RECORDED INFORMATION
────

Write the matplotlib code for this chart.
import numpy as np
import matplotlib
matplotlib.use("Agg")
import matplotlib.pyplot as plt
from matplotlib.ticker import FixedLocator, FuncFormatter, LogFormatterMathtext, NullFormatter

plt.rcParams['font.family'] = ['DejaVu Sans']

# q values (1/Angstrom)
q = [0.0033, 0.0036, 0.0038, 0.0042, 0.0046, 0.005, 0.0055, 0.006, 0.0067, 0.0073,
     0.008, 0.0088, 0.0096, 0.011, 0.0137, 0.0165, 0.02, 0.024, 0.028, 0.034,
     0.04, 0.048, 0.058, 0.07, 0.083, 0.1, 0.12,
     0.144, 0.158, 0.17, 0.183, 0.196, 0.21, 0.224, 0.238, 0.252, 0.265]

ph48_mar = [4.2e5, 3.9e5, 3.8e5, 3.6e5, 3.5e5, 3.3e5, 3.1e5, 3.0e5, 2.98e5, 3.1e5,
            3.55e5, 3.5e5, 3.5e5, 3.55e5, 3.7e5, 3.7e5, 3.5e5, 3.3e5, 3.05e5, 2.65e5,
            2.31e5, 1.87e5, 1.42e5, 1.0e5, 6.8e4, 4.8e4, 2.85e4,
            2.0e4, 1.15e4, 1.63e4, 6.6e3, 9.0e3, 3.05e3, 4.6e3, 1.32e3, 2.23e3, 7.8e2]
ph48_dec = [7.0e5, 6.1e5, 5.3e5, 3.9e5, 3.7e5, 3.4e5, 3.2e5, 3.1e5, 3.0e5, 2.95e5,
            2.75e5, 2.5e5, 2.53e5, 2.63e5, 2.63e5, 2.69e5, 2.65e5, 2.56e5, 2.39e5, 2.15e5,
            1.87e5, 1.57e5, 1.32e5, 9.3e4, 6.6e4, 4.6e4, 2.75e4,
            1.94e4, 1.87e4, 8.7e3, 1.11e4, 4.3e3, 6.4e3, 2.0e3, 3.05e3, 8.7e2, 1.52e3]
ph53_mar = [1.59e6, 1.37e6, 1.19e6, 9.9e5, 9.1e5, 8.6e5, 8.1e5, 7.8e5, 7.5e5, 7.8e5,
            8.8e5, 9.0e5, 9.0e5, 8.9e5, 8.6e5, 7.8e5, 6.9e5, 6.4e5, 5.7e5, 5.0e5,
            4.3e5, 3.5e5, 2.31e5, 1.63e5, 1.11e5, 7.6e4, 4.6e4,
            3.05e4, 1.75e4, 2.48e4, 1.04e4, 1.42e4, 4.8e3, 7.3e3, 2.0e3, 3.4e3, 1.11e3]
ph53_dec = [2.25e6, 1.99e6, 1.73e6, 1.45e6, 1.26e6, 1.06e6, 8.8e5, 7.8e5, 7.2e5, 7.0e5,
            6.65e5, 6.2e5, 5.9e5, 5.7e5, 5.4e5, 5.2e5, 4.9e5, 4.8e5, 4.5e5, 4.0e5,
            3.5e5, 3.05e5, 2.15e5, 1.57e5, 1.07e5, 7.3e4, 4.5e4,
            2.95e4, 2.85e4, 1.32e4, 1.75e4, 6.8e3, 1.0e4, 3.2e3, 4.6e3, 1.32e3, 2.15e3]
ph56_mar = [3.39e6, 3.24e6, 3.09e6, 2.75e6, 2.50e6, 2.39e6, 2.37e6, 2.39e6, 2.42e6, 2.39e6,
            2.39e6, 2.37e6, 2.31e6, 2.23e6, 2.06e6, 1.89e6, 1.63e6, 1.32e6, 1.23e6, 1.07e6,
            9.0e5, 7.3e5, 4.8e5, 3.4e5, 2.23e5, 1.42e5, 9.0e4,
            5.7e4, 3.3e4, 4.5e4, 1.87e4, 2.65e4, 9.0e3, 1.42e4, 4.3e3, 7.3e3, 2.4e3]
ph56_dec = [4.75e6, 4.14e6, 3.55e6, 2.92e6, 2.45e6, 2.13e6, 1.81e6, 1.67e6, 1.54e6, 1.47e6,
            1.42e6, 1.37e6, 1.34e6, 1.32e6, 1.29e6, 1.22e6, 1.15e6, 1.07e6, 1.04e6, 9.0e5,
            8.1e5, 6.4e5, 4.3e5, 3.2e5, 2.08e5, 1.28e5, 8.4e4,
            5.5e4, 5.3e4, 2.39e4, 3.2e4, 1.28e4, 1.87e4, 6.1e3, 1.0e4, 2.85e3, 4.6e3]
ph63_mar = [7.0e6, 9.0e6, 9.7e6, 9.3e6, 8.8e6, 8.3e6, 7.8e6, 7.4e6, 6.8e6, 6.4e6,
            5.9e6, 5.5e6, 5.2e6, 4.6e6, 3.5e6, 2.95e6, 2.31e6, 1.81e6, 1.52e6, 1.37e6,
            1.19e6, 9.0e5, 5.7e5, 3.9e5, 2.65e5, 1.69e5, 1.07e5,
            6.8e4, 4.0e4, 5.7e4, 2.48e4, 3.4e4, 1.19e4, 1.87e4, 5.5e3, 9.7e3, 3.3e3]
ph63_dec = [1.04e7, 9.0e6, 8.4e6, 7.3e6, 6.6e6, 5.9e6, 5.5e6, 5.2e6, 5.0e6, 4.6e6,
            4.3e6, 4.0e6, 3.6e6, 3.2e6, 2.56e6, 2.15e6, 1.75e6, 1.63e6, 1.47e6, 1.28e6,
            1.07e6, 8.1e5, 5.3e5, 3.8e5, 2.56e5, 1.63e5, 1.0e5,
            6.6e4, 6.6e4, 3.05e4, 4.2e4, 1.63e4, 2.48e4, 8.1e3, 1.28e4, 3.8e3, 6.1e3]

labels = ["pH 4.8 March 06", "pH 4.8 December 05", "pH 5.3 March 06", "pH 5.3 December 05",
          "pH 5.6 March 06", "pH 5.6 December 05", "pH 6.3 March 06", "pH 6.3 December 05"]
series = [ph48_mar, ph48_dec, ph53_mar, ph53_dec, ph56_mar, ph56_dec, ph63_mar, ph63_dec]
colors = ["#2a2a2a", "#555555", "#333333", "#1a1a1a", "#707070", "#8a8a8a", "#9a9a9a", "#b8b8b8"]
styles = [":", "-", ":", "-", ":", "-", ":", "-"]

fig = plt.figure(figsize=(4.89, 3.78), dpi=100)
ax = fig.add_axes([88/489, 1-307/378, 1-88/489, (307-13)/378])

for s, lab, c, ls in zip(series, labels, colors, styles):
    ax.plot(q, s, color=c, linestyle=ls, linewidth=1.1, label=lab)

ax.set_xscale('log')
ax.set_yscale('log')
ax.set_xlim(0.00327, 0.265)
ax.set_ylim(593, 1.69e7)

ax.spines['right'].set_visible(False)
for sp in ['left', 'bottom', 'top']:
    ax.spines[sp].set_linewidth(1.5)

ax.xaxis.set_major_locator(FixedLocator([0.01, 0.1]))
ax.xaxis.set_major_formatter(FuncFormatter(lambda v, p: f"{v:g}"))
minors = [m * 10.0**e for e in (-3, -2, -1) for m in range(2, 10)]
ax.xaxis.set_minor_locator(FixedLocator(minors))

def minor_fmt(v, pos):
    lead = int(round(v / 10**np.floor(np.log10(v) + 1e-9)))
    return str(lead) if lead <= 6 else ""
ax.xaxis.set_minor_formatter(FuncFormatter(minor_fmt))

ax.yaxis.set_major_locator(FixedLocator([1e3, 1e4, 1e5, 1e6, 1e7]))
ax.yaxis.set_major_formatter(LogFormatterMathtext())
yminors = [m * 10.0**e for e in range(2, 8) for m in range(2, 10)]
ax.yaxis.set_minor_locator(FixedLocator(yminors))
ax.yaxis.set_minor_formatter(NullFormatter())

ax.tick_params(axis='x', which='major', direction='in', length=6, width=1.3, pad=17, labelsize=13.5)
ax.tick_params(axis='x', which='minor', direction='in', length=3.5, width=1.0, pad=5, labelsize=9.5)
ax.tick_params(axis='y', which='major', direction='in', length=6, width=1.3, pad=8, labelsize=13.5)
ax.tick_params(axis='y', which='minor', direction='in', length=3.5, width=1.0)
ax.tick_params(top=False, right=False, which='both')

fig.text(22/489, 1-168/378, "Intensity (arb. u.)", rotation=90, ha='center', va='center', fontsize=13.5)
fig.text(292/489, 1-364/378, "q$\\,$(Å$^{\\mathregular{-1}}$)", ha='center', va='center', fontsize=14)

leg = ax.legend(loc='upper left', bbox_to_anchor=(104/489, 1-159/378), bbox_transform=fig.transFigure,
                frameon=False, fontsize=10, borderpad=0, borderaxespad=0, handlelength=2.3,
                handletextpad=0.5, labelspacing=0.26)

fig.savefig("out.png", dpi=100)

────

DESCRIPTION OF THE TASK
Report every line in the data above in which the word "matplotlib" appears.

RESULT OF THIS EXERCISE
Write the matplotlib code for this chart.
import matplotlib
matplotlib.use("Agg")
import matplotlib.pyplot as plt
from matplotlib.ticker import FixedLocator, FuncFormatter, LogFormatterMathtext, NullFormatter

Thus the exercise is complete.